Rein sportlich rückt der Bayern-Angreifer gegen die Franzosen wieder deutlich stärker in den Mittelpunkt. Denn nach dem vorzeitigen EM-Aus von Gomez ist der Platz in der Spitze vakant. Mario Götze ist ein Kandidat, Müller der andere. Leroy Sané könnte das auch, wird aber derzeit als Startelf-Alternative aber kaum gehandelt. Müller also. Durchbricht er endlich den EM-Torfluch? Das weiß weder er noch irgendjemand anderes auf der Welt. Aber persönlich ist ihm das auch ziemlich wumpe: "2010 bin ich Torschützenkönig geworden, da sind wir im Halbfinale ausgeschieden. 2014 sind wir Weltmeister geworden (Anmerk. d. Red.: Müller traf fünfmal, wurde aber vom Kolumbianer James Rodriguez mit sechs Treffern überboten), das ist dann doch viel schöner und werthaltiger". Mit dieser Einstellung wird der 26-Jährige auch am Donnerstag ins Spiel gehen. Und der Bundestrainer glaubt weiter an Müllers EM-Tor-Debüt: "Ich bin mir sicher, wenn wir unbedingt eins brauchen, ist der Thomas da."
War sonst noch was?
Ja, nochmal der Müller. Denn er kann nicht nur lustig, sondern auch ernst. Und zwar, wenn es um die Debatte geht, den Fußballern beispielsweise durch künftig auch eine aufgeblasene WM noch mehr Spiele und noch weniger Pausen zu zumuten. "Es geht da nicht um die Laufleistung oder so. Jeder gut trainierte Mensch, kann alle vier Tage mit hoher Intensität laufen." Vielmehr gehe es um die enorme psychische Belastung. "Wir haben jetzt ja bald drei Wochen Urlaub, ein, zwei Wochen später startet die Saison auch wieder. Es geht darum, dass man sich auch mal mental erholt. Man hat auch privat nicht viele Ruhepausen. Ich finde das schon etwas bedenklich. Du darfst quasi einmal kurz Luft holen und wirst dann direkt wieder unter Wasser gedrückt." Denn jeder Spieler habe ja schließlich auch täglich Einflüsse auf sich selbst. Es werde über einen geredet, es werde mit einem geredet. Beklagen wolle er sich indes nicht, so sei nun einmal das Geschäft. "Aber unter den Teppich sollte man es aber auch nicht kehren."

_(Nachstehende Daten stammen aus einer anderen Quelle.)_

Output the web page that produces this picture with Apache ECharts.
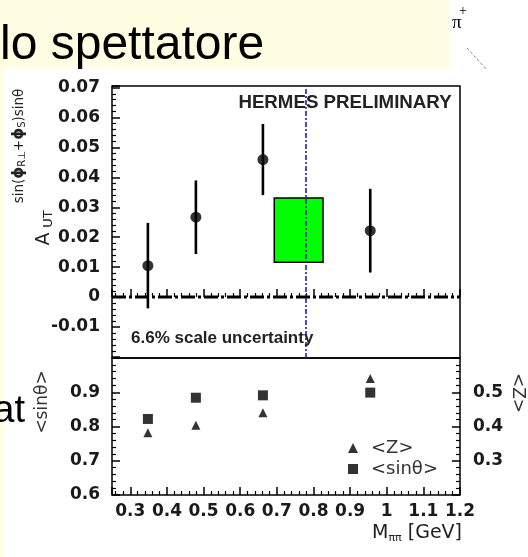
<!DOCTYPE html>
<html>
<head>
<meta charset="utf-8">
<script src="https://cdn.jsdelivr.net/npm/echarts@6/dist/echarts.min.js"></script>
<style>
html,body{margin:0;padding:0;background:#fff;}
#chart{width:528px;height:557px;}
</style>
</head>
<body>
<div id="chart"></div>
<script>
// ---- data ----
const massBins = [0.348, 0.479, 0.662, 0.955];          // M_pipi bin centres [GeV]
const asymValues = [0.0105, 0.0267, 0.0460, 0.0222];    // A_UT amplitude
const asymErrors = [0.0143, 0.0123, 0.0119, 0.0140];    // statistical errors
const sinThetaMeans = [0.822, 0.884, 0.891, 0.899];     // <sin theta> (left axis)
const zMeans = [0.382, 0.404, 0.440, 0.540];            // <z> (right axis)
const rhoMass = 0.777;                                  // dashed vertical line
const rhoBoxMass = [0.693, 0.826];                      // green box x-extent
const rhoBoxAsym = [0.0116, 0.0331];                    // green box y-extent
const xRange = [0.25, 1.2];
const asymRange = [-0.0204, 0.0706];
const sinRange = [0.6, 1.0];
const zRange = [0.2, 0.6];

const FONT = 'DejaVu Sans';
const tickStyle = {show:true, inside:true, length:8, lineStyle:{color:'#000', width:1.5}};
const minorStyle = {show:true, splitNumber:5, length:4, lineStyle:{color:'#000', width:1.2}};
const lblStyle = {fontFamily:FONT, fontSize:17, fontWeight:'bold', color:'#1a1a1a'};

function fmtStep(step, hideFn){
  return function(v){
    const r = Math.round(v/step);
    if (Math.abs(v/step - r) > 1e-6) return '';
    const val = +(r*step).toFixed(4);
    if (hideFn && hideFn(val)) return '';
    return String(val);
  };
}

const chart = echarts.init(document.getElementById('chart'), null, {renderer:'canvas'});
const option = {
  animation:false,
  backgroundColor:'#ffffff',
  grid:[
    {left:112, top:86, width:348, height:272, show:true, borderColor:'#000', borderWidth:1.5, backgroundColor:'transparent'},
    {left:112, top:358, width:348, height:137, show:true, borderColor:'#000', borderWidth:1.5, backgroundColor:'transparent'}
  ],
  xAxis:[
    {gridIndex:0, type:'value', min:xRange[0], max:xRange[1], splitNumber:10,
     axisLine:{show:false}, axisTick:tickStyle, minorTick:minorStyle,
     axisLabel:{show:false}, splitLine:{show:false}, minorSplitLine:{show:false}},
    {gridIndex:1, type:'value', min:xRange[0], max:xRange[1], splitNumber:10,
     axisLine:{show:false}, axisTick:tickStyle, minorTick:minorStyle,
     axisLabel:Object.assign({margin:8, formatter:fmtStep(0.1), showMinLabel:true, showMaxLabel:true}, lblStyle),
     splitLine:{show:false}, minorSplitLine:{show:false}}
  ],
  yAxis:[
    {gridIndex:0, type:'value', min:asymRange[0], max:asymRange[1], splitNumber:9,
     axisLine:{show:false}, axisTick:tickStyle, minorTick:minorStyle,
     axisLabel:Object.assign({margin:12, formatter:fmtStep(0.01, v => v < -0.015)}, lblStyle),
     splitLine:{show:false}, minorSplitLine:{show:false}},
    {gridIndex:1, type:'value', min:sinRange[0], max:sinRange[1], splitNumber:4,
     axisLine:{show:false}, axisTick:tickStyle, minorTick:minorStyle,
     axisLabel:Object.assign({margin:12, formatter:fmtStep(0.1, v => v > 0.95)}, lblStyle),
     splitLine:{show:false}, minorSplitLine:{show:false}},
    {gridIndex:1, type:'value', position:'right', min:zRange[0], max:zRange[1], splitNumber:4,
     axisLine:{show:false}, axisTick:tickStyle, minorTick:minorStyle,
     axisLabel:Object.assign({margin:13, formatter:fmtStep(0.1, v => v < 0.25 || v > 0.55)}, lblStyle),
     splitLine:{show:false}, minorSplitLine:{show:false}}
  ],
  legend:{
    orient:'vertical', left:343, top:434, itemWidth:10, itemHeight:10, itemGap:3,
    data:['<Z>', '<sinθ>'],
    textStyle:{fontFamily:FONT, fontSize:18, color:'#333', padding:[0,0,0,8]},
    selectedMode:false
  },
  series:[
    { // rho-mass line
      type:'line', xAxisIndex:0, yAxisIndex:0, data:[], z:1, silent:true,
      markLine:{silent:true, symbol:'none', label:{show:false},
        data:[
          {xAxis:rhoMass, lineStyle:{color:'#23239a', width:1.6, type:[5,2,2,2]}}
        ]}
    },
    { // zero line (dash-dot)
      type:'custom', xAxisIndex:0, yAxisIndex:0, z:2, silent:true,
      data:[[xRange[0], xRange[1], 0]],
      encode:{x:[0,1], y:2},
      renderItem:function(params, api){
        const a = api.coord([api.value(0), api.value(2)]);
        const b = api.coord([api.value(1), api.value(2)]);
        return {type:'line', shape:{x1:a[0], y1:a[1], x2:b[0], y2:b[1]},
                style:{stroke:'#000', lineWidth:2.8, lineDash:[14,3,3,3]}};
      }
    },
    { // green box
      type:'line', xAxisIndex:0, yAxisIndex:0, data:[], z:3, silent:true,
      markArea:{silent:true, itemStyle:{color:'#00ff00', opacity:1, borderColor:'#000', borderWidth:1.5},
        label:{show:false},
        data:[[{coord:[rhoBoxMass[0], rhoBoxAsym[1]]}, {coord:[rhoBoxMass[1], rhoBoxAsym[0]]}]]}
    },
    { // error bars
      type:'custom', xAxisIndex:0, yAxisIndex:0, z:4, silent:true,
      data: massBins.map((x,i)=>[x, asymValues[i]-asymErrors[i], asymValues[i]+asymErrors[i]]),
      encode:{x:0, y:[1,2]},
      renderItem:function(params, api){
        const lo = api.coord([api.value(0), api.value(1)]);
        const hi = api.coord([api.value(0), api.value(2)]);
        return {type:'line', shape:{x1:lo[0], y1:lo[1], x2:hi[0], y2:hi[1]}, style:{stroke:'#000', lineWidth:2.6}};
      }
    },
    {
      type:'scatter', name:'asym', xAxisIndex:0, yAxisIndex:0, z:5, silent:true,
      symbol:'circle', symbolSize:11, itemStyle:{color:'#000'},
      data: massBins.map((x,i)=>[x, asymValues[i]])
    },
    {
      type:'scatter', name:'<Z>', xAxisIndex:1, yAxisIndex:2, z:5, silent:true,
      symbol:'triangle', symbolSize:9, itemStyle:{color:'#000'},
      data: massBins.map((x,i)=>[x, zMeans[i]])
    },
    {
      type:'scatter', name:'<sinθ>', xAxisIndex:1, yAxisIndex:1, z:5, silent:true,
      symbol:'rect', symbolSize:10, itemStyle:{color:'#000'},
      data: massBins.map((x,i)=>[x, sinThetaMeans[i]])
    }
  ],
  graphic:[
    {type:'rect', z:-10, shape:{x:0, y:0, width:450, height:68}, style:{fill:'#fffee3'}},
    {type:'rect', z:-10, shape:{x:0, y:68, width:3, height:489}, style:{fill:'#fffee3'}},
    {type:'text', x:0, y:46, style:{text:'lo spettatore', fontFamily:'Liberation Sans', fontSize:48, fill:'#000', verticalAlign:'middle'}},
    {type:'text', x:25, y:412, style:{text:'at', fontFamily:'Liberation Sans', fontSize:38, fill:'#000', align:'right', verticalAlign:'middle'}},
    {type:'text', x:452, y:23, style:{text:'π', fontFamily:'Liberation Serif', fontSize:19, fill:'#000', verticalAlign:'middle'}},
    {type:'text', x:459, y:11, style:{text:'+', fontFamily:'Liberation Serif', fontSize:14, fill:'#000', verticalAlign:'middle'}},
    {type:'line', shape:{x1:467, y1:48, x2:487, y2:70}, style:{stroke:'#888', lineWidth:1, lineDash:[3,2]}},
    {type:'text', x:345, y:103, z:10, style:{text:'HERMES PRELIMINARY', fontFamily:'Liberation Sans', fontWeight:'bold', fontSize:18.7, fill:'#222', align:'center', verticalAlign:'middle'}},
    {type:'text', x:131, y:338, z:10, style:{text:'6.6% scale uncertainty', fontFamily:'Liberation Sans', fontWeight:'bold', fontSize:17, fill:'#222', verticalAlign:'middle'}},
    {type:'text', x:44, y:239, rotation:Math.PI/2, style:{text:'A', fontFamily:FONT, fontSize:19, fill:'#222', align:'center', verticalAlign:'middle'}},
    {type:'text', x:49, y:219, rotation:Math.PI/2, style:{text:'UT', fontFamily:FONT, fontSize:13, fill:'#222', align:'center', verticalAlign:'middle'}},
    {type:'text', x:19, y:146, rotation:Math.PI/2, style:{
      text:'sin({p|ϕ}{s|R⊥}+{p|ϕ}{s|S})sinθ', fontFamily:FONT, fontSize:13.5, fill:'#222', align:'center', verticalAlign:'middle',
      rich:{p:{fontFamily:FONT, fontSize:15, fontWeight:'bold', fill:'#222'}, s:{fontFamily:FONT, fontSize:10, fill:'#222', padding:[7,0,0,0]}}}},
    {type:'text', x:43, y:402, rotation:Math.PI/2, style:{text:'<sinθ>', fontFamily:FONT, fontSize:17, fill:'#333', align:'center', verticalAlign:'middle'}},
    {type:'text', x:517, y:393, rotation:-Math.PI/2, style:{text:'<Z>', fontFamily:FONT, fontSize:17, fill:'#333', align:'center', verticalAlign:'middle'}},
    {type:'text', x:462, y:533, style:{text:'M{s|ππ} [GeV]', fontFamily:FONT, fontSize:19, fill:'#222', align:'right', verticalAlign:'middle',
      rich:{s:{fontFamily:FONT, fontSize:11, fill:'#222', padding:[10,0,0,0]}}}}
  ]
};
chart.setOption(option);
</script>
</body>
</html>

Eines wollen wir nicht vergessen, beziehungsweise nicht verschweigen: Manuel Neuer nahm auch an der Pressekonferenz teil. Er lobte die französischen Angreifer Antoine Griezmann und Olivier Giroud. Außerdem sei es eine Selbstverständlichkeit gewesen, dass er Basti (Schweinsteiger) direkt nach seiner frühen Einwechslung gegen Italien die Kapitänsbinde gegeben habe. "Es war ein Signal, der Kapitän ist zurück." Viel mehr sagte Neuer nicht.